Abstract
Since its launch, in September 2018, ICESat-2’s Advanced Topographic
Laser Altimeter System (ATLAS) has collected high-resolution
measurements of Arctic sea ice by sampling the surface every 70 cm
along-track. We utilize the high-resolution capabilities of ATLAS with a
novel algorithm called the University of Maryland-Ridge Detection
Algorithm (UMD-RDA) to investigate sea ice topography across a range of
scales. Applying the UMD-RDA to the ATL03 Global Geolocated Photon
product we measure surface roughness and derive the frequency, height,
width, and angle of individual pressure ridge sails.
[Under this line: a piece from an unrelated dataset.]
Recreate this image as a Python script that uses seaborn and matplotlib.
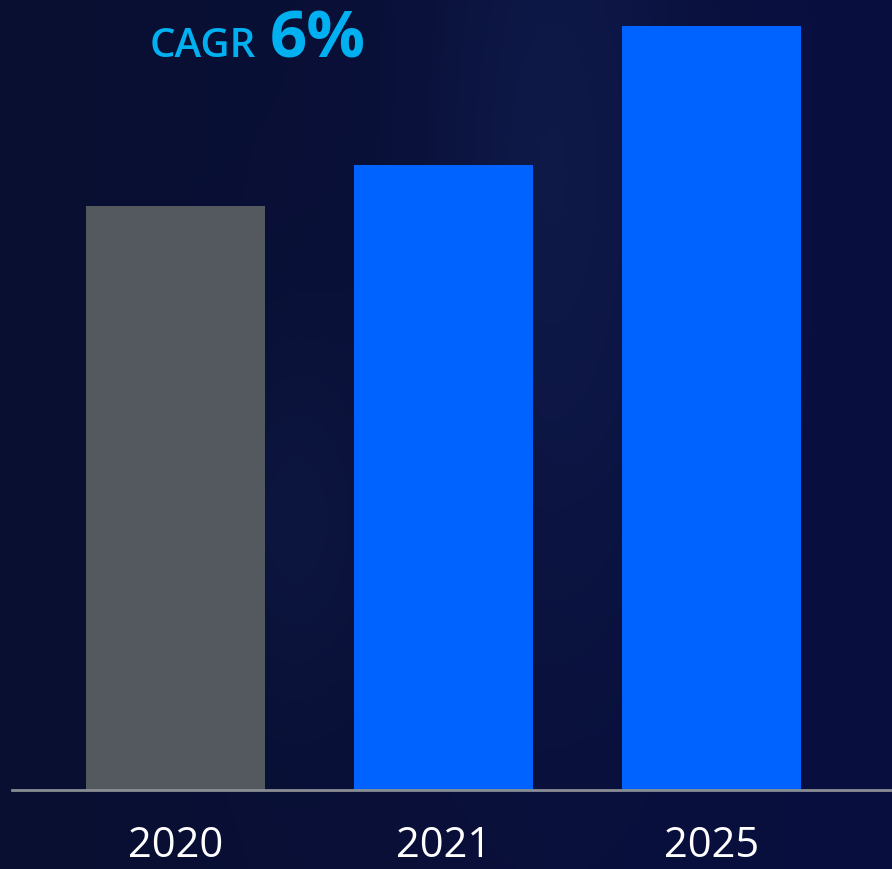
import numpy as np
import pandas as pd
import matplotlib
matplotlib.use("Agg")
import matplotlib.pyplot as plt
import seaborn as sns

years = ["2020", "2021", "2025"]
values = [584, 625, 764]
bar_colors = ["#54585f", "#0062ff", "#0062ff"]
cagr_label = "CAGR"
cagr_value = "6%"

df = pd.DataFrame({"year": years, "value": values})

sns.set_theme(style="white")
plt.rcParams["font.family"] = ["Open Sans", "Noto Sans", "DejaVu Sans"]

W, H = 892, 869
fig = plt.figure(figsize=(W / 100, H / 100), dpi=100)

# background gradient
bg = fig.add_axes([0, 0, 1, 1], zorder=0)
xx = np.linspace(0, 1, 300)
yy = np.linspace(0, 1, 300)
X, Y = np.meshgrid(xx, yy)
base = np.array([0.035, 0.06, 0.19])
glow = np.exp(-((X - 0.62) ** 2) / 0.02 - ((Y - 0.2) ** 2) / 0.25) * 0.55
glow2 = np.exp(-((X - 0.33) ** 2) / 0.01 - ((Y - 0.6) ** 2) / 0.05) * 0.35
g = glow + glow2
img = np.zeros((300, 300, 3))
img[..., 0] = base[0] + g * 0.04
img[..., 1] = base[1] + g * 0.07
img[..., 2] = base[2] + g * 0.10
img[..., 2] += (X * 0.06)
img = np.clip(img, 0, 1)
bg.imshow(img, aspect="auto", extent=[0, 1, 1, 0])
bg.axis("off")

# main axes: left edge at x=12 px, baseline at y=790 px
left = 12 / W
bottom = (H - 790) / H
ax = fig.add_axes([left, bottom, 1 - left, 790 / H], zorder=1)
ax.patch.set_alpha(0)

sns.barplot(data=df, x="year", y="value", hue="year", palette=bar_colors,
            width=0.668, legend=False, ax=ax, saturation=1, linewidth=0,
            edgecolor="none")

# x positions: centers at 175.5, 443.5, 711.5 px, spacing 268 px
ax.set_xlim(-(175.5 - 12) / 268, 2 + (892 - 711.5) / 268)
ax.set_ylim(0, 790)

for s in ["top", "right", "left"]:
    ax.spines[s].set_visible(False)
ax.spines["bottom"].set_color("#8a8d93")
ax.spines["bottom"].set_linewidth(2)
ax.set_yticks([])
ax.set_xlabel("")
ax.set_ylabel("")
ax.tick_params(axis="x", length=0, colors="white", labelsize=30, pad=25)

fig.text(150 / W, 1 - 57 / H, cagr_label, color="#00b0f0", fontsize=29,
         ha="left", va="baseline", fontweight="semibold")
fig.text(270 / W, 1 - 57 / H, cagr_value, color="#00b0f0", fontsize=47,
         ha="left", va="baseline", fontweight="bold")

fig.savefig("out.png", dpi=100, facecolor="#0a1233")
Aggregating data
from multiple orbit crossings per day we investigate ridge
characteristics at length-scales varying from 1 km (individual floes) to
the pan-Arctic scale (central Arctic Ocean). Here, we present an
evaluation of pressure ridge characteristics during the winter seasons
of 2018/19, 2019/20, and 2020/21, comparing results from distinct
regions with varying ice conditions. Near-coincident, independent
observations of pressure ridges with Operation IceBridge (OIB) Airborne
Topographic Mapper (ATM) lidar data, OIB near-coincident Continuous
Airborne Mapping By Optical Translator (CAMBOT) high-resolution
(~15 cm) optical imagery, and WorldView high-resolution
(~30 cm) panchromatic satellite imagery are used to
evaluate the accuracy of our ICESat-2 ridge detection scheme. There are
many potential use-cases for a high-resolution sea ice topography data
product within the community, ranging from navigational hazard
mitigation to ecological studies of marine mammal habitats. We discuss
plans for releasing these data products and discuss the improvements
such data would make within high-resolution sea ice models.